- DATA EXCERPT:
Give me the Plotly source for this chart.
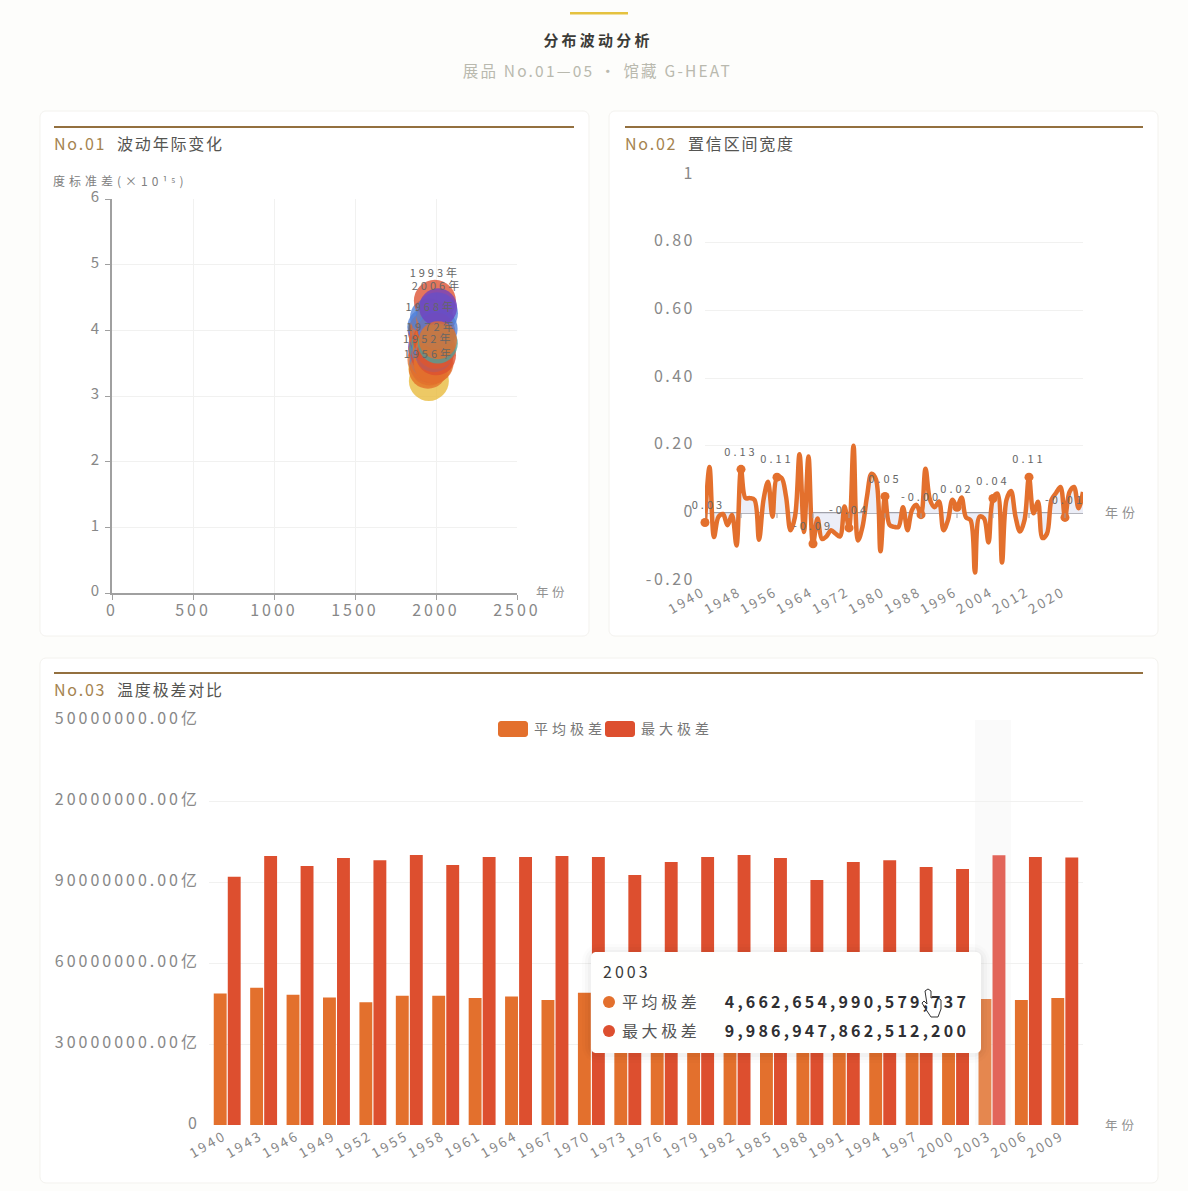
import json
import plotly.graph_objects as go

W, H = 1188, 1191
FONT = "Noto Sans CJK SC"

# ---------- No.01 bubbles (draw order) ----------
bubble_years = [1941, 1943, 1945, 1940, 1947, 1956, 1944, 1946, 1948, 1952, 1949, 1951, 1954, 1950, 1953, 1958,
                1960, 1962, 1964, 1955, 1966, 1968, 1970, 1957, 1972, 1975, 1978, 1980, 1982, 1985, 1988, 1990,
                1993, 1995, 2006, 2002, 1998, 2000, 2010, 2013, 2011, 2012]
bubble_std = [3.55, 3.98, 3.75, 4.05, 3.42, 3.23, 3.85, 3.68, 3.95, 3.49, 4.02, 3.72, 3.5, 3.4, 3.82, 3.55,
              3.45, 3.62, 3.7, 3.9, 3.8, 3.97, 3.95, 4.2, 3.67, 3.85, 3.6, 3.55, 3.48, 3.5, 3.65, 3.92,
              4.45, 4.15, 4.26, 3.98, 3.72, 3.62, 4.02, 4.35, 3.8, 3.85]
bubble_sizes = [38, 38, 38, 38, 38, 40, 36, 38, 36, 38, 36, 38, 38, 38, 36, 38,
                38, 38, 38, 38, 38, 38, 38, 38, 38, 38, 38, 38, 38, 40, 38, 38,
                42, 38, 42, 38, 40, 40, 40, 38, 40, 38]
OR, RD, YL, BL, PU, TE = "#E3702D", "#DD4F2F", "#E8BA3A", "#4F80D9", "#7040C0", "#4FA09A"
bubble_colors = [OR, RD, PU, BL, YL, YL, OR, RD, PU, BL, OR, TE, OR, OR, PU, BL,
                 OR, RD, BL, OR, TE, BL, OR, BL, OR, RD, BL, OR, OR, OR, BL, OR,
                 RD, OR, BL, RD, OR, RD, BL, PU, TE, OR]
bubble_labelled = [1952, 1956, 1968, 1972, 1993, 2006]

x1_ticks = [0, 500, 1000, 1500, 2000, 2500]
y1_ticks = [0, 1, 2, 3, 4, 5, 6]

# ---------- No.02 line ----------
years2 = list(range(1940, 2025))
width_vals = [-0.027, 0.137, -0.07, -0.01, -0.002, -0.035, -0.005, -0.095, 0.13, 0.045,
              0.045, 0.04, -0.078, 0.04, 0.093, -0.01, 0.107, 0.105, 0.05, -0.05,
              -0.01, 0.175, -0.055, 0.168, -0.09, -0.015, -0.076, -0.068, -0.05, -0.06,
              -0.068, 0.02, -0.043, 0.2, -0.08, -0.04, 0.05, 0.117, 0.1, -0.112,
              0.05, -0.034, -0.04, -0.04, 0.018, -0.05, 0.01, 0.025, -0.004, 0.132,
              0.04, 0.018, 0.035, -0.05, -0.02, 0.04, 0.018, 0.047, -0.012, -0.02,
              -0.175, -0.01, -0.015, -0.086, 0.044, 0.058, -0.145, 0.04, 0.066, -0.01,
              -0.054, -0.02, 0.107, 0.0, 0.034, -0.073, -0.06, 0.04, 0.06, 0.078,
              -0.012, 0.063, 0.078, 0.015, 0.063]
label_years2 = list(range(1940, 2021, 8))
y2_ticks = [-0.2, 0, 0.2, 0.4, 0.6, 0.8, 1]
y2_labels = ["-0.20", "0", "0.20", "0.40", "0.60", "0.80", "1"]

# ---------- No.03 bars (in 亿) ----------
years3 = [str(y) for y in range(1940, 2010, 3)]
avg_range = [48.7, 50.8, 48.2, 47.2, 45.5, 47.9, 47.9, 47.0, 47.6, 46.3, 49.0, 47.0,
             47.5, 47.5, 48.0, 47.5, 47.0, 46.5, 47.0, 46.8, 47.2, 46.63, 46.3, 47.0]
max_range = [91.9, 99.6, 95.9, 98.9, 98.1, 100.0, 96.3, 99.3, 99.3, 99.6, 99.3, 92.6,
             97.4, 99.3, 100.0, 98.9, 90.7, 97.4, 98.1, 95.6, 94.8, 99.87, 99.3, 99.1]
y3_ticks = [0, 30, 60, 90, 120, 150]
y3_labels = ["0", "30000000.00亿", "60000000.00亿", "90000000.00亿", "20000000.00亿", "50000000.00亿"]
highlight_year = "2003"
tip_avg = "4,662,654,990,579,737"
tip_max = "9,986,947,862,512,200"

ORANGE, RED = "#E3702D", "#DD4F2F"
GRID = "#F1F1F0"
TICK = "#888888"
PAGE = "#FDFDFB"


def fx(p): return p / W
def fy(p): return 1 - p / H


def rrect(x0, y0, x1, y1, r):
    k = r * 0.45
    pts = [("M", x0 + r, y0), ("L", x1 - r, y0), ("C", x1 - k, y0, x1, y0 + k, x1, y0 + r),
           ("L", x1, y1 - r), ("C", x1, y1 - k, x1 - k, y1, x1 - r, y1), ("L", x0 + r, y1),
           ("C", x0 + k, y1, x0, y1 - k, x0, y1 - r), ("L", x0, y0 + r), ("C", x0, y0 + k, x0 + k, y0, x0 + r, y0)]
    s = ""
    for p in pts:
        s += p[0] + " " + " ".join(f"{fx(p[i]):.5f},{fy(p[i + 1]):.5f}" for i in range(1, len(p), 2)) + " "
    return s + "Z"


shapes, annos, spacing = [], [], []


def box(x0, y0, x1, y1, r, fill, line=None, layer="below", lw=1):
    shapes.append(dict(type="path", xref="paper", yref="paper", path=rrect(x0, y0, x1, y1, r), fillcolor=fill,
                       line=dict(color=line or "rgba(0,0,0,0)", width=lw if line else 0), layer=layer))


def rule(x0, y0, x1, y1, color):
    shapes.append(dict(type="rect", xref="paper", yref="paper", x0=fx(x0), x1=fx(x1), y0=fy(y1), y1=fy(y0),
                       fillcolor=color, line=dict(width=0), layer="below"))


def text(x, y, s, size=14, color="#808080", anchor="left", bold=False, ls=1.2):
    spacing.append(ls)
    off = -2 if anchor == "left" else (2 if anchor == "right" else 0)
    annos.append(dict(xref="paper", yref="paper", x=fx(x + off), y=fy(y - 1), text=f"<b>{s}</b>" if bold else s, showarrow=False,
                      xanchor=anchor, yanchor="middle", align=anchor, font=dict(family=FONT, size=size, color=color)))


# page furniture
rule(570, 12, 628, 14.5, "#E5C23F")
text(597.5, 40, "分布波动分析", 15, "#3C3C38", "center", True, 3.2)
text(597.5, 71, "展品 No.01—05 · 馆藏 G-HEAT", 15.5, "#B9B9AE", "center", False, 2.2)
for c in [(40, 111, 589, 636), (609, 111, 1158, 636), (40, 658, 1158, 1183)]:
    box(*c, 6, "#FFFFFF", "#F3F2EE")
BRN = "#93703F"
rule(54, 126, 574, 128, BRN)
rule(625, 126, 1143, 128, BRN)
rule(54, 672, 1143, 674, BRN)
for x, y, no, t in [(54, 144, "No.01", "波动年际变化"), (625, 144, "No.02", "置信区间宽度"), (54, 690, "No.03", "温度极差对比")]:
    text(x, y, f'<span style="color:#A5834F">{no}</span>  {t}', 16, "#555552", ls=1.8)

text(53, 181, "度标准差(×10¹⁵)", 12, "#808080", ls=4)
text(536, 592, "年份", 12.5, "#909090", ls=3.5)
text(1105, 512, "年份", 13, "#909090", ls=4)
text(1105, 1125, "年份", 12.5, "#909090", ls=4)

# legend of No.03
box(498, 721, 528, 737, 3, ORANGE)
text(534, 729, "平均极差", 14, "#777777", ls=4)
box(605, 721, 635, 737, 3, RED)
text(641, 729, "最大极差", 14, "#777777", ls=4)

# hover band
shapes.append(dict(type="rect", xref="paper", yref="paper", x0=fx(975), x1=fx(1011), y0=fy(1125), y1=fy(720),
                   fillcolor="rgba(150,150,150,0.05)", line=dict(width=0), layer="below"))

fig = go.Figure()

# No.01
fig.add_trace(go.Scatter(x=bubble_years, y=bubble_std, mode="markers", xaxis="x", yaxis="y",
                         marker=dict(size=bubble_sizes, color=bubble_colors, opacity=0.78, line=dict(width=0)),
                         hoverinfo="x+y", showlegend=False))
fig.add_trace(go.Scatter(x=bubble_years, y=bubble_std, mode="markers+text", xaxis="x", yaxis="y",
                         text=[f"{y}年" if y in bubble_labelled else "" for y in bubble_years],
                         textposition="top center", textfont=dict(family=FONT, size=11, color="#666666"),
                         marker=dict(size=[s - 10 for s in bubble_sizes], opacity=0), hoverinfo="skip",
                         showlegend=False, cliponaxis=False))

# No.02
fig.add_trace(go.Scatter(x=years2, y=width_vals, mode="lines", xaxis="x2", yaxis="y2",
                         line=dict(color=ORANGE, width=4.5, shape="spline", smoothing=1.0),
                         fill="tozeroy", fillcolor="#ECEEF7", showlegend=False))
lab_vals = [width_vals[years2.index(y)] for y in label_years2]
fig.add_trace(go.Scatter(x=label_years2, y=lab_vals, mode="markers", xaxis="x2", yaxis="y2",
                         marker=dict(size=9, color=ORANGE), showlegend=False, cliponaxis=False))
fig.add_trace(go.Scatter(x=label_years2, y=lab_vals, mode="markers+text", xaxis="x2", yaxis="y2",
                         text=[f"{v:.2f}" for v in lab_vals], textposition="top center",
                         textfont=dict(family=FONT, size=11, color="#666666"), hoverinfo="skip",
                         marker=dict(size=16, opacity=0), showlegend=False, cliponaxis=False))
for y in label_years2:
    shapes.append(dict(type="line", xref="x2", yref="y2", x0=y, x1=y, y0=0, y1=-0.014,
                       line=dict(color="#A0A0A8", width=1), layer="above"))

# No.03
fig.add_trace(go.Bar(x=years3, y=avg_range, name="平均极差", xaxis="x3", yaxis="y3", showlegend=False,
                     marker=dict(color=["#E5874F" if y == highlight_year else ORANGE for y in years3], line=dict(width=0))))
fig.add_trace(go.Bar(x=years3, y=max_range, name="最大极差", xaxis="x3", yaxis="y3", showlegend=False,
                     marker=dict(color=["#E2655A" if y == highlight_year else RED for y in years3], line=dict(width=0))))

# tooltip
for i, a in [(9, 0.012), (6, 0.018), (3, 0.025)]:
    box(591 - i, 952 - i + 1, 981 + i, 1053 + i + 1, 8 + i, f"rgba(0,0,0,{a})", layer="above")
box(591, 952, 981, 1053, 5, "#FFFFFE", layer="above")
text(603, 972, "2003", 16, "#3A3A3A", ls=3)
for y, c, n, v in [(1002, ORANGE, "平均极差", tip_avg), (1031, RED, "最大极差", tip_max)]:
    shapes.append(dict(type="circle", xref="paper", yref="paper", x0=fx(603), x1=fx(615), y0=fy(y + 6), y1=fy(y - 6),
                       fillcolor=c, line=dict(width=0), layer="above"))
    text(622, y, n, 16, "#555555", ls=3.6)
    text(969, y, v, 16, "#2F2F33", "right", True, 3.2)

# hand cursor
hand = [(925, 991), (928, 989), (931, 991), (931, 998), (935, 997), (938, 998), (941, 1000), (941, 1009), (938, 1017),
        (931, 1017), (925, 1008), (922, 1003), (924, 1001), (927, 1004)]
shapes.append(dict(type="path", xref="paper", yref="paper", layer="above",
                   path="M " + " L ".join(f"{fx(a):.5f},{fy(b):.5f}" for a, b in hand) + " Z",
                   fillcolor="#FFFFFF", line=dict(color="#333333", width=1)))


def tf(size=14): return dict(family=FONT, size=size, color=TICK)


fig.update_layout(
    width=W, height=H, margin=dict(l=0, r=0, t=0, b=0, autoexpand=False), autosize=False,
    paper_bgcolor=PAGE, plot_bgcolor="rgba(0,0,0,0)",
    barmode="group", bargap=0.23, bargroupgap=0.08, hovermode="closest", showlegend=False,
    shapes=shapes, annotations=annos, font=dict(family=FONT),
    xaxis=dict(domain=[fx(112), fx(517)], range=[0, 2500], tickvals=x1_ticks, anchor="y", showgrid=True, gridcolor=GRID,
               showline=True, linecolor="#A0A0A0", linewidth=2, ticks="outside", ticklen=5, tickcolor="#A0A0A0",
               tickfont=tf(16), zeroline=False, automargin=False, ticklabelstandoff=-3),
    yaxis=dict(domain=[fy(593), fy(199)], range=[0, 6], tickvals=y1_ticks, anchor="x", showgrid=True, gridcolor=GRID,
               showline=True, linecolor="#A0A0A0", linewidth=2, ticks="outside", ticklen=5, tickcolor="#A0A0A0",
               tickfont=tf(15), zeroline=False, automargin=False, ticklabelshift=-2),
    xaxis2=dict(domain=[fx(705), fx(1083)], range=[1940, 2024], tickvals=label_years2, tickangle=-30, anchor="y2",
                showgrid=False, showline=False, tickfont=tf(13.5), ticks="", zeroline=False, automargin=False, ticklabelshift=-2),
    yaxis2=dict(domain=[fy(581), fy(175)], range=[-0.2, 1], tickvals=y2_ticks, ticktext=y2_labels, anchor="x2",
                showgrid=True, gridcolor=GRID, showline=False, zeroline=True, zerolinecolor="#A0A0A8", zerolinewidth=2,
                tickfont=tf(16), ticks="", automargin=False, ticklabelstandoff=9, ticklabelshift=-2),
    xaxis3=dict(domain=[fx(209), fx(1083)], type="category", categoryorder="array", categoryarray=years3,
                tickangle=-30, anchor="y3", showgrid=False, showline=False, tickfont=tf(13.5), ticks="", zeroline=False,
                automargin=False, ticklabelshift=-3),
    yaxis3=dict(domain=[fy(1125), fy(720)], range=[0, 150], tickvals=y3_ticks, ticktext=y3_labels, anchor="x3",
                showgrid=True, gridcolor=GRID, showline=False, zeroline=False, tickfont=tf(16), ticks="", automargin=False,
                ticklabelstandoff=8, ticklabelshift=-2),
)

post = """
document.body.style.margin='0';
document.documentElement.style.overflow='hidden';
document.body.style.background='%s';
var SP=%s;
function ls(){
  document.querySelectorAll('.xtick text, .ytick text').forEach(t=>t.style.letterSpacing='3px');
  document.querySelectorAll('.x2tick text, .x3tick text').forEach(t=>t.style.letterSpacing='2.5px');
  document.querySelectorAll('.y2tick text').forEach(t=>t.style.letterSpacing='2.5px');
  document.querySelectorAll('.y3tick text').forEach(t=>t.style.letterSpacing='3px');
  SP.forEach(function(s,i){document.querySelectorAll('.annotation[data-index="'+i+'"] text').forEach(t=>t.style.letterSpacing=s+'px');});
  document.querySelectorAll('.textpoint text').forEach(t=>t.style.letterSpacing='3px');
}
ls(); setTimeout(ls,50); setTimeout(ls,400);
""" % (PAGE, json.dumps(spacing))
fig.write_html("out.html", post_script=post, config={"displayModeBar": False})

- EXERCISE TASK: Reproduce the material above from its first line through the line containing "y1_ticks = [0, 1, 2, 3, 4, 5, 6]", both ends included, and skip every picture.

- TASK RESULT:
Give me the Plotly source for this chart.
import json
import plotly.graph_objects as go

W, H = 1188, 1191
FONT = "Noto Sans CJK SC"

# ---------- No.01 bubbles (draw order) ----------
bubble_years = [1941, 1943, 1945, 1940, 1947, 1956, 1944, 1946, 1948, 1952, 1949, 1951, 1954, 1950, 1953, 1958,
                1960, 1962, 1964, 1955, 1966, 1968, 1970, 1957, 1972, 1975, 1978, 1980, 1982, 1985, 1988, 1990,
                1993, 1995, 2006, 2002, 1998, 2000, 2010, 2013, 2011, 2012]
bubble_std = [3.55, 3.98, 3.75, 4.05, 3.42, 3.23, 3.85, 3.68, 3.95, 3.49, 4.02, 3.72, 3.5, 3.4, 3.82, 3.55,
              3.45, 3.62, 3.7, 3.9, 3.8, 3.97, 3.95, 4.2, 3.67, 3.85, 3.6, 3.55, 3.48, 3.5, 3.65, 3.92,
              4.45, 4.15, 4.26, 3.98, 3.72, 3.62, 4.02, 4.35, 3.8, 3.85]
bubble_sizes = [38, 38, 38, 38, 38, 40, 36, 38, 36, 38, 36, 38, 38, 38, 36, 38,
                38, 38, 38, 38, 38, 38, 38, 38, 38, 38, 38, 38, 38, 40, 38, 38,
                42, 38, 42, 38, 40, 40, 40, 38, 40, 38]
OR, RD, YL, BL, PU, TE = "#E3702D", "#DD4F2F", "#E8BA3A", "#4F80D9", "#7040C0", "#4FA09A"
bubble_colors = [OR, RD, PU, BL, YL, YL, OR, RD, PU, BL, OR, TE, OR, OR, PU, BL,
                 OR, RD, BL, OR, TE, BL, OR, BL, OR, RD, BL, OR, OR, OR, BL, OR,
                 RD, OR, BL, RD, OR, RD, BL, PU, TE, OR]
bubble_labelled = [1952, 1956, 1968, 1972, 1993, 2006]

x1_ticks = [0, 500, 1000, 1500, 2000, 2500]
y1_ticks = [0, 1, 2, 3, 4, 5, 6]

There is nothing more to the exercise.